§ **Record extracts**:
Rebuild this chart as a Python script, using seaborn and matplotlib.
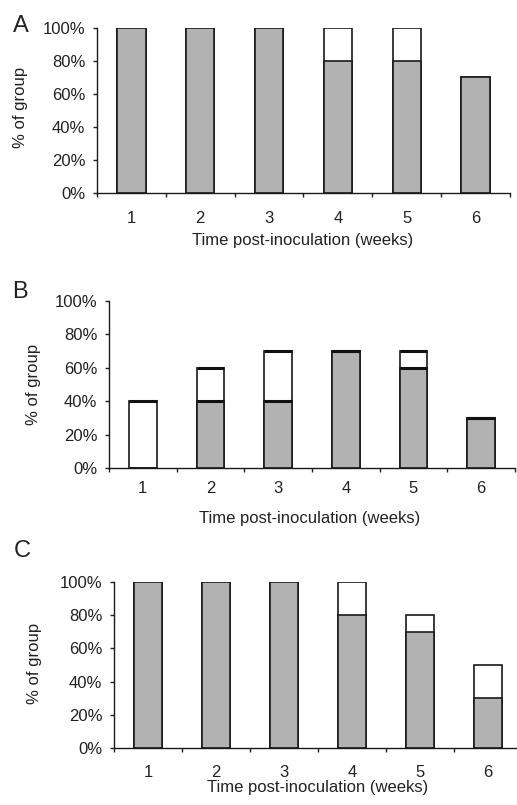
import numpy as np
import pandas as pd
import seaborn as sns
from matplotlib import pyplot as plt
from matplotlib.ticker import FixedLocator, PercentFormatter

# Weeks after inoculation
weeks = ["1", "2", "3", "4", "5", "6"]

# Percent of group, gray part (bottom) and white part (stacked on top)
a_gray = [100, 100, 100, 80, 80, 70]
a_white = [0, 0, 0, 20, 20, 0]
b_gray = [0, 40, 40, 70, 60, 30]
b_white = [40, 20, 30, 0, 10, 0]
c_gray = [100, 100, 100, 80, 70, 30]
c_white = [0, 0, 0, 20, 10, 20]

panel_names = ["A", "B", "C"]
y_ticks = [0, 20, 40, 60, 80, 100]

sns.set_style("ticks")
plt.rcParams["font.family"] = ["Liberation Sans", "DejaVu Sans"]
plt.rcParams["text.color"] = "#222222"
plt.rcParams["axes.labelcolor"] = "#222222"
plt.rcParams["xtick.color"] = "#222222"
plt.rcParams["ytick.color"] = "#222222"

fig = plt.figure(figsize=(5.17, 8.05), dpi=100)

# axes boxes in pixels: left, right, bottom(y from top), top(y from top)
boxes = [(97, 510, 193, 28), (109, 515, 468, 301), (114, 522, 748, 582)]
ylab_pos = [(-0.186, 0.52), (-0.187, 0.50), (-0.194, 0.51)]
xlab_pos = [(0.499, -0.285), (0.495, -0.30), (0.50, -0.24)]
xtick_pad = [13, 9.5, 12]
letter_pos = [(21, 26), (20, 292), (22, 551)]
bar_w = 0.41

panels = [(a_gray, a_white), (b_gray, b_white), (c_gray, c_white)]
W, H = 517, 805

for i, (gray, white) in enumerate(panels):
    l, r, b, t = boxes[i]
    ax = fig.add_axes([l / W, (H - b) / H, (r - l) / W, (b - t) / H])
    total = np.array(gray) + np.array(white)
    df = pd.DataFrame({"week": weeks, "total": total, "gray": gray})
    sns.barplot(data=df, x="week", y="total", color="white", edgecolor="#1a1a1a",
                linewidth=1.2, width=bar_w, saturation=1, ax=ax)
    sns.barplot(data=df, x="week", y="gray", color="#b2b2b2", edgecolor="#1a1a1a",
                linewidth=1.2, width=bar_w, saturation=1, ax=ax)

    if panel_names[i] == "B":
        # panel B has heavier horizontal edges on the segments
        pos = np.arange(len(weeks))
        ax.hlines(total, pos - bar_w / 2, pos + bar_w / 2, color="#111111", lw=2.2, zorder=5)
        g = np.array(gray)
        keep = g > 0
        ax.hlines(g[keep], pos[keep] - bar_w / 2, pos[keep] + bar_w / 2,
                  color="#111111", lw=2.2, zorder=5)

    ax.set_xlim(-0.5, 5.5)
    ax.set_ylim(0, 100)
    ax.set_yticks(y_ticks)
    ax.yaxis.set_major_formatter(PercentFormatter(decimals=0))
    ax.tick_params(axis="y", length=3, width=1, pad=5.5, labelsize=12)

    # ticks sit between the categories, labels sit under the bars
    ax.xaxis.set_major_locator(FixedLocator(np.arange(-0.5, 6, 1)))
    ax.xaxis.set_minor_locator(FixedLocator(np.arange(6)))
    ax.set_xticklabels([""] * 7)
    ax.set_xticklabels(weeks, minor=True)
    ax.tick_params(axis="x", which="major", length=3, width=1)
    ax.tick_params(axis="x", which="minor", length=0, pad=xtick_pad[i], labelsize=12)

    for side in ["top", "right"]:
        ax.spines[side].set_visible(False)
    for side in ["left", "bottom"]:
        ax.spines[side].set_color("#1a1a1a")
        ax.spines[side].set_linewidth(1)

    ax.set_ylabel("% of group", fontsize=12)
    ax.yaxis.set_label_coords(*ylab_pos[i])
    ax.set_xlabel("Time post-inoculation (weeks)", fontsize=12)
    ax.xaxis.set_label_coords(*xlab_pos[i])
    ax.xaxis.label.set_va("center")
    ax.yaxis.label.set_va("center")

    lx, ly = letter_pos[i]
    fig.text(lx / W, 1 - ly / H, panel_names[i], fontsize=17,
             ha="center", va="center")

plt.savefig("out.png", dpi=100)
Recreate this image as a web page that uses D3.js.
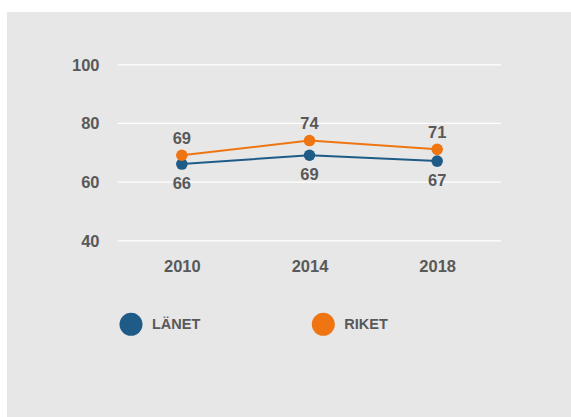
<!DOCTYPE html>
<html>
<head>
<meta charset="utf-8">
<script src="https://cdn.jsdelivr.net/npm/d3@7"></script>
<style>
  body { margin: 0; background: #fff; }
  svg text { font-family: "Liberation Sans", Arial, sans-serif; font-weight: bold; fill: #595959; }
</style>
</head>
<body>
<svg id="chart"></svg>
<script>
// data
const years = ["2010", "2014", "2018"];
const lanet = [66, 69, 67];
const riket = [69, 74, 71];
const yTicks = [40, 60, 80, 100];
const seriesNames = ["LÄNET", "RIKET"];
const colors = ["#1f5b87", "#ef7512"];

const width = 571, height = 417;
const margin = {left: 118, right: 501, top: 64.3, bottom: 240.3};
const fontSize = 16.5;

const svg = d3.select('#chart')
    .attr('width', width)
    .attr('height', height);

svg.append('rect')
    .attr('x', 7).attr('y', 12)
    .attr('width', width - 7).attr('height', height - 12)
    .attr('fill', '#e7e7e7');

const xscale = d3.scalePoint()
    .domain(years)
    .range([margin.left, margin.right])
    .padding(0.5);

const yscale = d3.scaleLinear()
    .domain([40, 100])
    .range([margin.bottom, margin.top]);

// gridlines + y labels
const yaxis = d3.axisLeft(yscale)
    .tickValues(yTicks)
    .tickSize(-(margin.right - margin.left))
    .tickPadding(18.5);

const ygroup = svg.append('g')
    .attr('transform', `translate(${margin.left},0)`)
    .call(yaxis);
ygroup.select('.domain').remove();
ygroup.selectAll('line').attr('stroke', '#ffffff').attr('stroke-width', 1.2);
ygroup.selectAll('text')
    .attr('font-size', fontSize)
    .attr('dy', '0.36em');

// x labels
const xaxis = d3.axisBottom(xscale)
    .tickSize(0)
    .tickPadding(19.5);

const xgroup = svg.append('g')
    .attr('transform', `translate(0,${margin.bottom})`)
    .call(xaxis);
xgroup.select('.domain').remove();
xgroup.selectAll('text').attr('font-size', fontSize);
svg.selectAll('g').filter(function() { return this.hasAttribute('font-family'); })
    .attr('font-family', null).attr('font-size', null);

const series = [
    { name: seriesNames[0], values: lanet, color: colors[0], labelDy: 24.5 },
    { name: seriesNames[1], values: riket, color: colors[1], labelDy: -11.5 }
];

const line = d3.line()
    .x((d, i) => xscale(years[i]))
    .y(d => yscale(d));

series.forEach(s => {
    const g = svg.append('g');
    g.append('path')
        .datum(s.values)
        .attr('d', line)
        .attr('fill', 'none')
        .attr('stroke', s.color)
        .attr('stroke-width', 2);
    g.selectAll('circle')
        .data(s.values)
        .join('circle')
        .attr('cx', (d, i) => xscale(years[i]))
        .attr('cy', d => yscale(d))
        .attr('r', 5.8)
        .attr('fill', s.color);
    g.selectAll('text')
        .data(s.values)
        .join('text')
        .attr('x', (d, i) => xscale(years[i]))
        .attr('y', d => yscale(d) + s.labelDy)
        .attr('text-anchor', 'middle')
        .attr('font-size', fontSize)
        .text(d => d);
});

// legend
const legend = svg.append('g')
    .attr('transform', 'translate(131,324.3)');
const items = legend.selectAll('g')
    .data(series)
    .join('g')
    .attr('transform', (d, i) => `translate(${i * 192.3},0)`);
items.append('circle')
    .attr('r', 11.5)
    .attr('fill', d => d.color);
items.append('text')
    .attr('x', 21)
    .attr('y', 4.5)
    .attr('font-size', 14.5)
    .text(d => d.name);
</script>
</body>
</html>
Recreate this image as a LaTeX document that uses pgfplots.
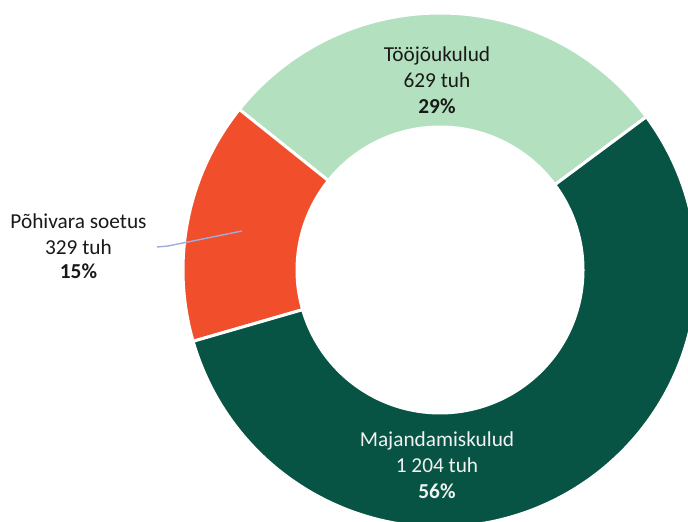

§ **Problem to solve**:
Pictures excluded, repeat exactly the lines from the top of the material through the line with "W, H = 517, 805", including both of those lines.

§ **Solved problem**:
Rebuild this chart as a Python script, using seaborn and matplotlib.
import numpy as np
import pandas as pd
import seaborn as sns
from matplotlib import pyplot as plt
from matplotlib.ticker import FixedLocator, PercentFormatter

# Weeks after inoculation
weeks = ["1", "2", "3", "4", "5", "6"]

# Percent of group, gray part (bottom) and white part (stacked on top)
a_gray = [100, 100, 100, 80, 80, 70]
a_white = [0, 0, 0, 20, 20, 0]
b_gray = [0, 40, 40, 70, 60, 30]
b_white = [40, 20, 30, 0, 10, 0]
c_gray = [100, 100, 100, 80, 70, 30]
c_white = [0, 0, 0, 20, 10, 20]

panel_names = ["A", "B", "C"]
y_ticks = [0, 20, 40, 60, 80, 100]

sns.set_style("ticks")
plt.rcParams["font.family"] = ["Liberation Sans", "DejaVu Sans"]
plt.rcParams["text.color"] = "#222222"
plt.rcParams["axes.labelcolor"] = "#222222"
plt.rcParams["xtick.color"] = "#222222"
plt.rcParams["ytick.color"] = "#222222"

fig = plt.figure(figsize=(5.17, 8.05), dpi=100)

# axes boxes in pixels: left, right, bottom(y from top), top(y from top)
boxes = [(97, 510, 193, 28), (109, 515, 468, 301), (114, 522, 748, 582)]
ylab_pos = [(-0.186, 0.52), (-0.187, 0.50), (-0.194, 0.51)]
xlab_pos = [(0.499, -0.285), (0.495, -0.30), (0.50, -0.24)]
xtick_pad = [13, 9.5, 12]
letter_pos = [(21, 26), (20, 292), (22, 551)]
bar_w = 0.41

panels = [(a_gray, a_white), (b_gray, b_white), (c_gray, c_white)]
W, H = 517, 805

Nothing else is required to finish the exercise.